Polymeric nanoparticles have reduced dimensions that provide them with extremely increased surface-to-volume ratio and surface functionality (Silva et al., 2007). Furthermore, they have been reported to increase drug absorption by reducing the resistance of the epithelium to drug transport in a localized area or by carrying the drug itself across the epithelium (Csaba et al., 2006). In this context, mucoadhesive polymers, such as chitosan, have been proven adequate materials to design suitable nanoparticulate carriers, facilitating their interaction with mucosal surfaces (Takeuchi et al., 2001b). Chitosan is a polysaccharide with reported ability to improve the permeation of macromolecules across epithelial barriers and chitosan nanoparticles (CS-NP) have demonstrated excellent capacity for protein entrapment and to increase their absorption through the nasal, intestinal, and ocular mucosa (Alonso and Sánchez, 2003, De Campos et al., 2001, Fernández-Urrusuno et al., 1999a, Paolicelli et al., 2009). However, one of the major limitations of these nanoparticles is their limited stability in biological fluids, such as the gastrointestinal media (Issa et al., 2005).

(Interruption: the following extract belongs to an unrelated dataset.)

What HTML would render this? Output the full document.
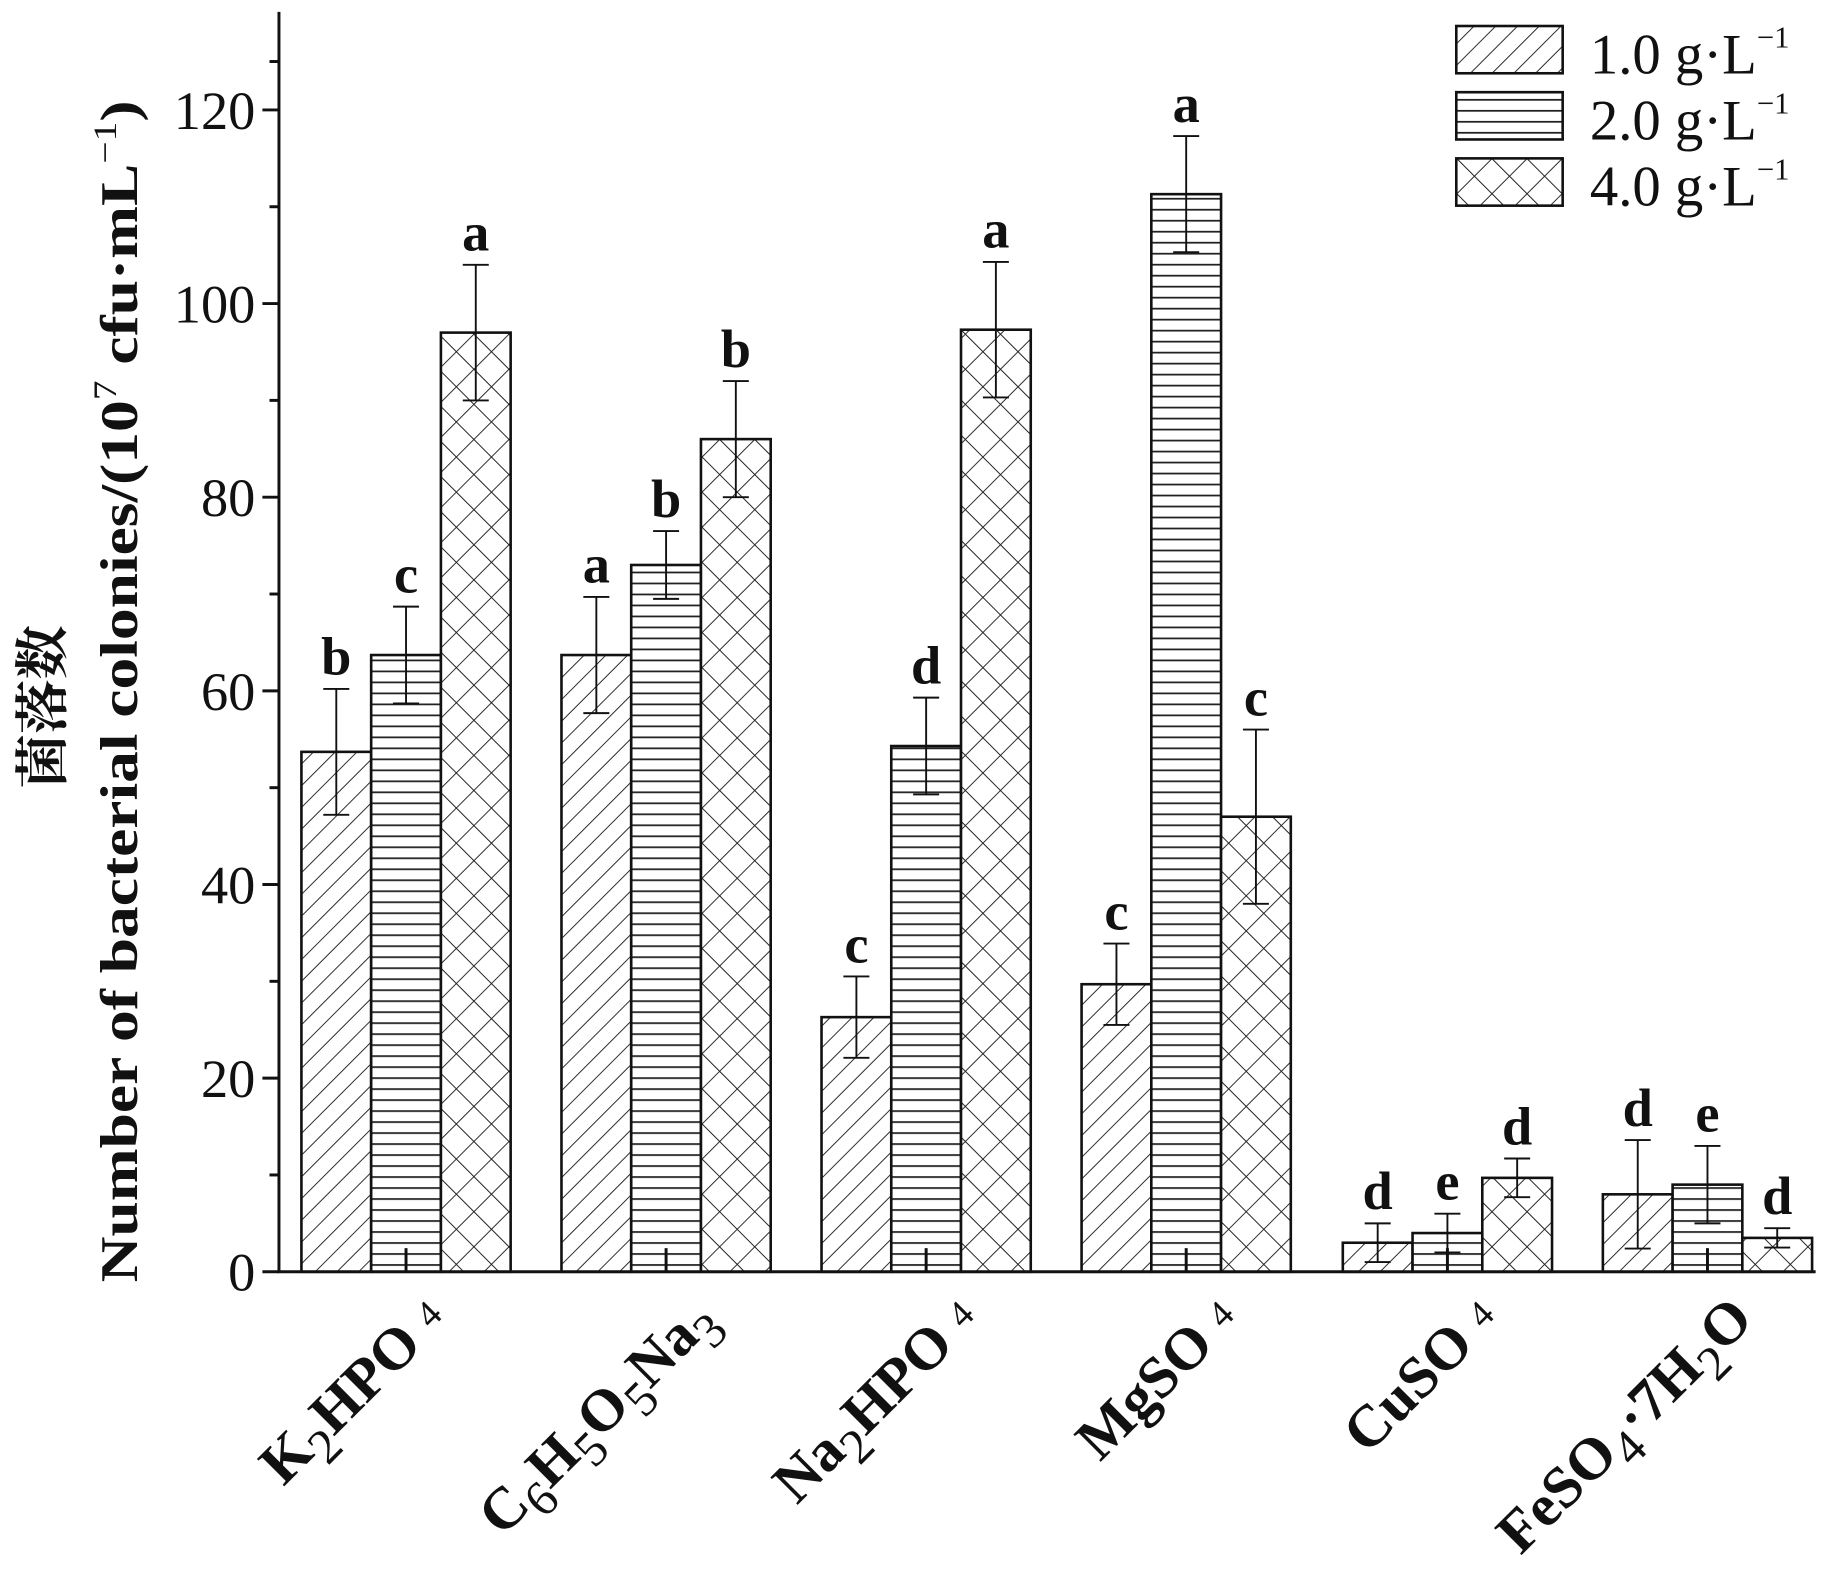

Liposomes are versatile structures that enable the protection of the encapsulated material and tend to be relatively innocuous, because they comprise naturally occurring lipids that are metabolized at endogenous level (Jiang et al., 2007, Torchilin, 2005). Their organized structure (an aqueous core enclosed within one or more phospholipid bilayers) permits the association of drugs with both the aqueous and lipid compartments, and drug release can usually be controlled, depending on the bilayer number and composition (Courrier et al., 2002, Kirby and Gregoriadis, 1999). Moreover, their aqueous core ensures the preservation of protein structure and conformation, while the external lipids might help to improve absorption across biological barriers (El-Maghrabya et al., 2008, Fenske et al., 2008, Gregoriadis, 1988). Nevertheless, one of the most reported problems of liposomes is their lack of stability in terms of leakage of the encapsulated drug (Gabizon, 1995). In fact, if liposomes' inner core was solid instead of liquid, leakage would decrease dramatically, since drug release would imply an extra step of release from the solid core, followed by the traditional diffusion across the lipid bilayer (Campbell et al., 2004, Huang et al., 2005).

We have therefore decided to combine the advantages of each of the described colloidal systems under the form of a single and new drug delivery system, which assembles the chitosan nanoparticles in lipid vesicles (liposome–chitosan nanoparticle, L/CS-NP, complexes) (Carvalho et al., 2001). This system should permit an efficient encapsulation of therapeutic macromolecules, ensuring at the same time their stability and, ideally, providing a controlled release. As expected, as the phospholipid bilayer comprises an extra barrier that should be overcome before release, phospholipids provided a controlled release of the encapsulated model protein, insulin (Grenha et al., 2008a), and also provided stability in biological fluids. Moreover, the complexes demonstrated very low toxicity in ocular epithelial cells (Diebold et al., 2007).

Depending on the administration objective (oral, ocular, or lung delivery), different methodologies have been established to prepare the lipid/chitosan nanoparticle complexes, which are described in detail in this chapter.